A ghost gun - untraceable and made from a kit - was allegedly in the hands of 17-year-old Jeremiah Ryan, who fired into a Bronx street in April that struck three teenagers walking home from school. It killed 16-year-old Angellyh Yambo.
Now, Adams called on the U.S. Bureau of Alcohol Tobacco and Firearms to revoke the company's federal firearm license.
"We must shut down the online retailers like Polymer80 who feed these rivers of violence," Adams said.
"They have been reckless in the sales of these products to the population at large," said Keith Taylor, an adjunct assistant professor at John Jay College of Criminal Justice, who had an extensive career with the NYPD. "We know this because their guns, their gun kits that you turn into guns are being used in crime scenes."

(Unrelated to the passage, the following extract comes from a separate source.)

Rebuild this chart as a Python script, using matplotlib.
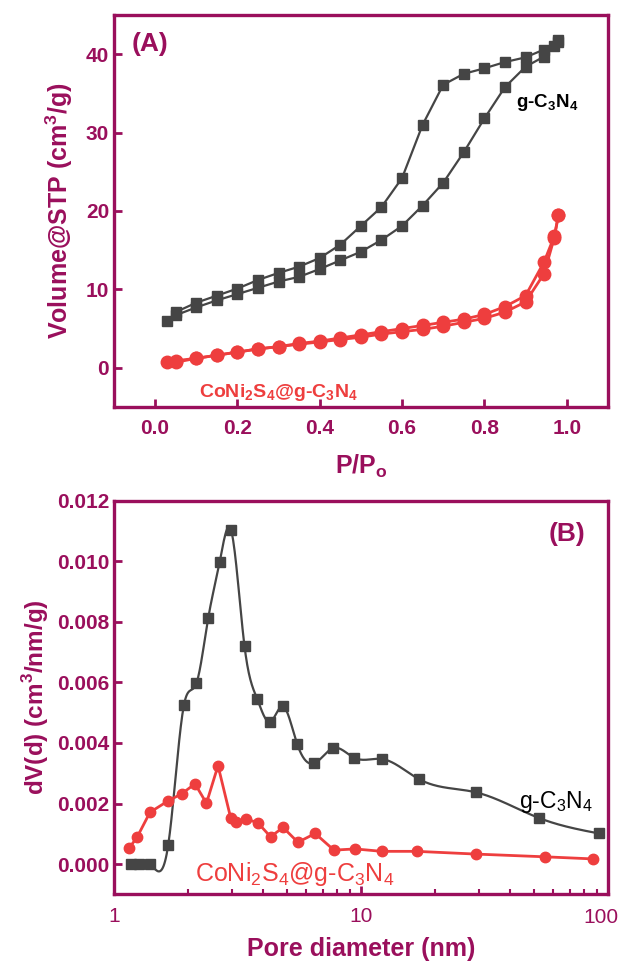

"It’s like creating your own say Glock or 9 mm weapon out of scratch, basically from parts you order from the mail that totally circumvents efforts by this government and this country to regulate who gets guns making sure they have passed background checks that they’re not felons that they are not individuals under the age of 18 or those who are mentally unfit," Taylor said.
An NYPD official at the news conference said nine out of 10 ghost guns the NYPD seizes are made from Polymer80 merchandise.
And the number of ghost guns recovered are increasing each year since the first ghost gun seized in 2018, when 17 untraceable fire arms were taken off the streets.
Then the year after, 50 were seized. Then, the number tripled to 150. Then, in 2021, it nearly doubled to 275.
Now, this year through April, 153 ghost guns seized - four times as many as the same period through last year, according to the NYPD.
They are a small amount of the thousands of illegal firearms recovered each year. But Nick Suplina of Everytown for Gun Safety, which advocates for firearm regulations, said it’s important to stop the proliferation of ghost guns, before they proliferate further.
"These ghost guns are an innovation by the gun industry that is indifferent to the carnage that it’s causing our communities and so we are trying to catch this problem in the earlier stages," Suplina said.
NY1 reached out to a company representative for Polymer 80 and they have yet to respond.